The most recent major framework, point-based modeling, abandons the assumption that geometry must be represented as surfaces or volumes. Instead, it stores a dense set of points in space, each with attributes (position, normal, color). This representation is natural for data acquired by 3D scanners, which produce millions of points before any surface reconstruction. Point-based modeling handles shapes that are difficult to mesh—furry surfaces, smoke, particle systems, or extremely complex organic forms—and it avoids the topological cleanup that meshing requires. The framework has not replaced polygonal or subdivision-surface modeling; it occupies a specialized niche where acquisition data is the starting point and where surface reconstruction would introduce artifacts or lose detail.

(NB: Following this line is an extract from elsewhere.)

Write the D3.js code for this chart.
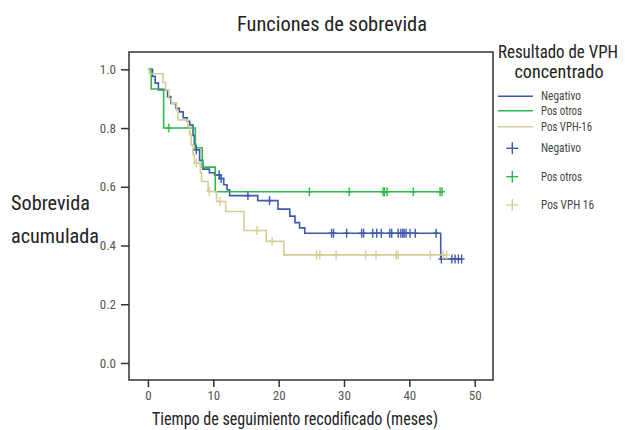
<!DOCTYPE html>
<html>
<head>
<meta charset="utf-8">
<script src="https://cdn.jsdelivr.net/npm/d3@7"></script>
<style>
  body { margin: 0; background: #fff; }
  text { font-family: "Roboto Condensed", "Roboto", "DejaVu Sans Condensed", sans-serif; }
</style>
</head>
<body>
<svg id="chart" width="625" height="430"></svg>
<script>
// series: step points [time, survival after the drop], censor times
var groups = ["Negativo", "Pos otros", "Pos VPH-16"];
var censorLabels = ["Negativo", "Pos otros", "Pos VPH 16"];
var colors = ["#3e58ac", "#2eb848", "#d3ce97"];

var negSteps = [[0.7, 0.976], [1.1, 0.953], [1.6, 0.93], [3.0, 0.907], [3.5, 0.884],
  [4.3, 0.867], [4.8, 0.855], [5.4, 0.835], [6.0, 0.823], [6.4, 0.81], [6.9, 0.775],
  [7.1, 0.745], [7.3, 0.726], [7.9, 0.69], [8.4, 0.66], [9.4, 0.648], [10.2, 0.64],
  [11.0, 0.628], [11.6, 0.607], [12.1, 0.59], [12.5, 0.57], [16.8, 0.553],
  [19.9, 0.524], [21.7, 0.5], [22.5, 0.478], [23.2, 0.46], [24.0, 0.442], [44.8, 0.354]];
var negCensor = [7.4, 10.9, 11.2, 15.3, 18.6, 28.1, 28.4, 30.4, 32.7, 33.0, 34.4, 35.0,
  35.7, 37.0, 37.3, 38.3, 38.7, 39.0, 39.2, 39.5, 40.1, 40.9, 44.1, 44.9, 46.5, 47.0, 47.5, 48.0];

var otrosSteps = [[0.5, 0.933], [2.4, 0.8], [7.25, 0.733], [8.3, 0.667], [10.3, 0.583]];
var otrosCensor = [3.2, 24.7, 30.8, 36.0, 36.2, 36.6, 40.6, 44.7, 45.0];

var vphSteps = [[0.2, 0.985], [2.3, 0.955], [2.7, 0.93], [3.2, 0.9], [3.6, 0.885],
  [4.4, 0.86], [4.6, 0.828], [6.1, 0.806], [6.4, 0.777], [6.6, 0.743], [6.9, 0.709],
  [7.1, 0.68], [8.0, 0.65], [8.2, 0.618], [9.2, 0.584], [10.5, 0.55], [11.9, 0.516],
  [14.7, 0.451], [18.1, 0.414], [20.8, 0.368]];
var vphCensor = [7.4, 9.4, 11.0, 16.7, 19.0, 25.8, 26.3, 28.8, 33.3, 34.9, 38.0, 38.3, 43.2, 45.2, 45.7];

var xTicks = [0, 10, 20, 30, 40, 50];
var yTicks = [0.0, 0.2, 0.4, 0.6, 0.8, 1.0];

var series = [
  {steps: negSteps, censor: negCensor},
  {steps: otrosSteps, censor: otrosCensor},
  {steps: vphSteps, censor: vphCensor}
];

var svg = d3.select("#chart");
var pLeft = 129, pRight = 493, pTop = 52, pBottom = 380;

var x = d3.scaleLinear().domain([-2.9, 52.8]).range([pLeft, pRight]);
var y = d3.scaleLinear().domain([-0.058, 1.059]).range([pBottom, pTop]);

// survival value at time t
function survAt(steps, t) {
  var s = 1;
  steps.forEach(function (d) { if (d[0] <= t) s = d[1]; });
  return s;
}

// text with a fixed width, the original uses a condensed face
function label(px, py, str, size, width, anchor, fill) {
  return svg.append("text").attr("x", px).attr("y", py)
    .attr("text-anchor", anchor || "start")
    .attr("fill", fill || "#222")
    .attr("textLength", width).attr("lengthAdjust", "spacingAndGlyphs")
    .style("font-size", size + "px")
    .text(str);
}

// axes
var xAxis = d3.axisBottom(x).tickValues(xTicks).tickSize(7).tickPadding(4).tickFormat(d3.format("d"));
var yAxis = d3.axisLeft(y).tickValues(yTicks).tickSize(8).tickPadding(5).tickFormat(d3.format(".1f"));

var gx = svg.append("g").attr("transform", "translate(0," + pBottom + ")").call(xAxis);
var gy = svg.append("g").attr("transform", "translate(" + pLeft + ",0)").call(yAxis);
[gx, gy].forEach(function (g) {
  g.select(".domain").remove();
  g.selectAll("line").attr("stroke", "#333").attr("stroke-width", 1.5);
  g.selectAll("text").attr("fill", "#555").style("font-size", "13px")
    .style("font-family", "'Roboto Condensed', Roboto, sans-serif");
});

// curves
series.forEach(function (s, i) {
  var end = d3.max([d3.max(s.censor), s.steps[s.steps.length - 1][0]]);
  var pts = [[0, 1]];
  s.steps.forEach(function (d) { pts.push([d[0], d[1]]); });
  pts.push([end, s.steps[s.steps.length - 1][1]]);
  svg.append("path")
    .datum(pts)
    .attr("d", d3.line().curve(d3.curveStepAfter).x(function (d) { return x(d[0]); }).y(function (d) { return y(d[1]); }))
    .attr("fill", "none")
    .attr("stroke", colors[i])
    .attr("stroke-width", 1.6);
});

series.forEach(function (s, i) {
  var g = svg.append("g").attr("stroke", colors[i]).attr("stroke-width", 1.4);
  s.censor.forEach(function (t) {
    var cx = x(t), cy = y(survAt(s.steps, t));
    g.append("line").attr("x1", cx).attr("x2", cx).attr("y1", cy - 4.5).attr("y2", cy + 4.5);
    g.append("line").attr("x1", cx - 3).attr("x2", cx + 3).attr("y1", cy).attr("y2", cy);
  });
});

// frame
svg.append("rect")
  .attr("x", pLeft).attr("y", pTop)
  .attr("width", pRight - pLeft).attr("height", pBottom - pTop)
  .attr("fill", "none").attr("stroke", "#333").attr("stroke-width", 1.5);

// titles
label(332, 31, "Funciones de sobrevida", 19.5, 190, "middle");
label(295, 425, "Tiempo de seguimiento recodificado (meses)", 17.5, 286, "middle");
label(11, 210, "Sobrevida", 21, 79);
label(11, 242.5, "acumulada", 21, 88);

// legend
label(558, 57.5, "Resultado de VPH", 17.5, 120, "middle");
label(559, 78, "concentrado", 17.5, 89, "middle");

var lineY = [96.3, 110.8, 126.7];
groups.forEach(function (g, i) {
  svg.append("line").attr("x1", 498).attr("x2", 533)
    .attr("y1", lineY[i]).attr("y2", lineY[i])
    .attr("stroke", colors[i]).attr("stroke-width", 1.6);
  label(541, lineY[i] + 4, g, 12, [40, 41, 51][i], "start", "#444");
});

var symY = [148.3, 176.7, 205];
censorLabels.forEach(function (g, i) {
  var cx = 512.3, cy = symY[i];
  svg.append("line").attr("x1", cx).attr("x2", cx).attr("y1", cy - 6).attr("y2", cy + 6)
    .attr("stroke", colors[i]).attr("stroke-width", 1.4);
  svg.append("line").attr("x1", cx - 6).attr("x2", cx + 6).attr("y1", cy).attr("y2", cy)
    .attr("stroke", colors[i]).attr("stroke-width", 1.4);
  label(541, cy + 4, g, 12, [40, 41, 53][i], "start", "#444");
});
</script>
</body>
</html>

Point-based modeling coexists with mesh modeling: many pipelines convert point clouds to meshes for rendering, but the point cloud remains the primary representation for storage and analysis.
Today, no single geometric modeling framework dominates all domains. The frameworks that remain active—Polygonal Mesh Modeling, Subdivision Surfaces, Implicit Modeling, Parametric Modeling, Procedural Modeling, and Point-Based Modeling—have settled into a division of labor based on their distinctive strengths.
What the leading frameworks agree on is that no single representation is sufficient for all tasks. They disagree on what the primary representation should be: boundary-based (meshes, subdivision surfaces, parametric B-rep) versus field-based (implicit functions, point clouds). This disagreement is not a sign of immaturity; it reflects the genuine diversity of tasks that geometric modeling must serve. A student entering the field today should expect to work with multiple frameworks, understanding the strengths and limitations of each, and to choose the right representation for the problem at hand.